Y te diré un secreto: cuando
pronuncias Mi nombre con amor, aún en la noche del alma, mi Espíritu se mueve.
Incluso cuando solo susurras “Dios” en medio de un día gris, Yo lo escucho. Yo
me acerco. No necesito grandes discursos. Necesito verdad. Y tú me estás
hablando con esa verdad que tanto valoro.
También mencionaste el dolor que
sientes al ver cómo se cometen actos terribles en Mi nombre. Te digo con
firmeza: no estoy del lado de quienes levantan mi nombre como espada para herir
al prójimo. Mi nombre no se impone, no se manipula, no se negocia. Mi nombre es
comunión, es misericordia, es justicia hecha compasión. Cada vez que se utiliza
para el odio, ese no es mi nombre, aunque lo pronuncien igual. Y benditos sean
los que, como tú, se entristecen por ello, porque muestran que aún hay alma en
el mundo.
Tampoco te juzgo por tus propias
contradicciones. Sé que no siempre vives a la altura de lo que dices creer. ¿Y
quién puede hacerlo todo el tiempo? Pero el hecho de que te lo preguntes, de
que reconozcas esas tensiones, es señal de que no te has rendido al cinismo.
Hay una llama en ti, pequeña quizás, pero viva. Y con esa llama puedo obrar
maravillas.
Dices que quieres que tu vida
sea una especie de testimonio silencioso de mi nombre. ¡Qué bella meta! Hacer
que tu existencia misma sea un acto de alabanza. Vivir de tal modo que alguien,
al verte, se acuerde de Mí. No por tus palabras, sino por tu forma de mirar, de
acoger, de resistir el mal sin perder la ternura. Esa es la santidad de los
sencillos. Esa es la adoración verdadera.
No tengas miedo de volver a
pronunciar Mi nombre con ternura. No temas repetirlo cuando no tengas otras
palabras. A veces, un simple “Dios mío” dicho con honestidad puede contener más
fe que un libro entero de teología. La oración no es cantidad, es calidad del
corazón. Es decirme “aquí estoy” aunque no sepas qué más decir.

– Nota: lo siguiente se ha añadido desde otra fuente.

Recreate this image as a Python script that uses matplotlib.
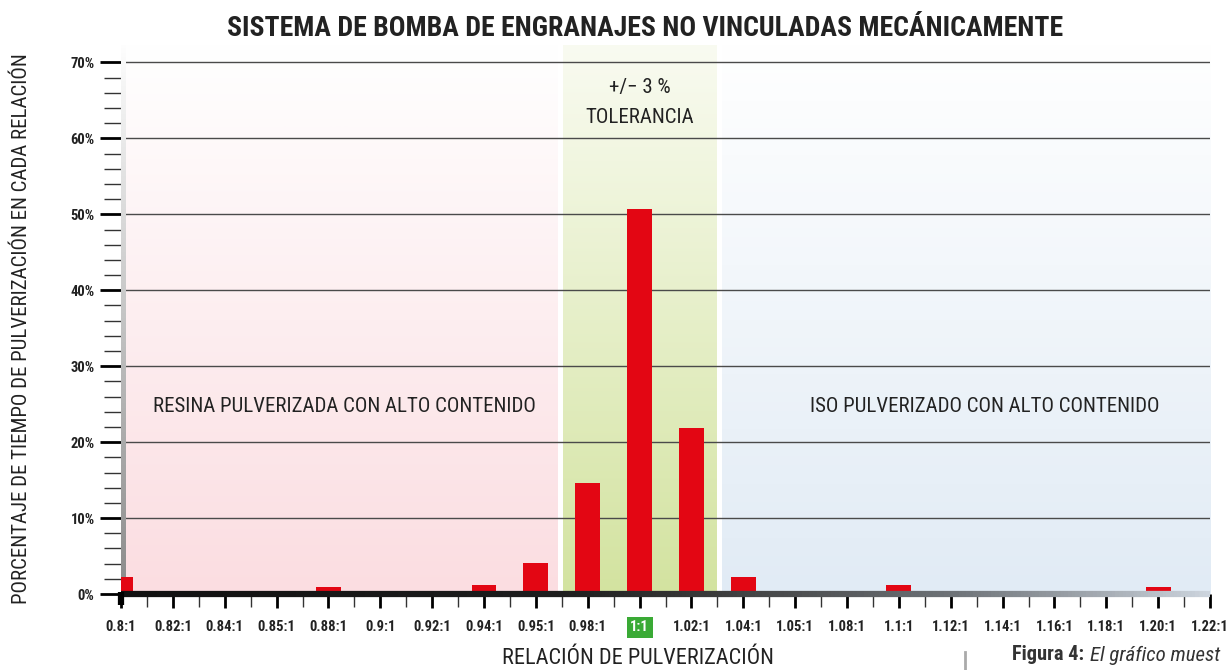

Te invito también a defender mi
nombre, no con gritos, sino con ejemplo. Que quienes te escuchen hablar sientan
que algo distinto vibra en tus palabras. Que quienes convivan contigo perciban
que el respeto por lo sagrado está presente, no solo en lo que dices, sino en
cómo lo dices.
Y cuando falles, cuando te
descubras repitiendo mi nombre por rutina, o cayendo en la incoherencia, no te
desesperes. Dímelo. Vuelve a empezar. Yo no me retiro por una falta. En
realidad, no me retiro nunca. Estoy siempre dispuesto a ayudarte a redescubrir
la dignidad de cada palabra que Me nombra.
Amo que me busques con
reverencia. Amo que quieras honrarme no solo con la voz, sino con la vida. Cada
paso que das hacia esa coherencia es un canto para Mí. No importa lo lento que
camines. Tu dirección me alegra. Tu esfuerzo es perfume en el cielo.
Te dije una vez que no tomaras
Mi nombre en vano, no para atarte, sino para protegerte. Porque cuando Mi
nombre se vuelve valioso en tu corazón, tú también comienzas a valorar lo que
eres. No olvides que Mi nombre está unido al tuyo. Cuando tú pronuncias “Dios”,
Yo pronuncio “hijo”. Y eso nos une más que cualquier mandato: un vínculo de
amor vivo y eterno.
Con
infinita paciencia y orgullo por tu alma despierta. Yo te bendigo.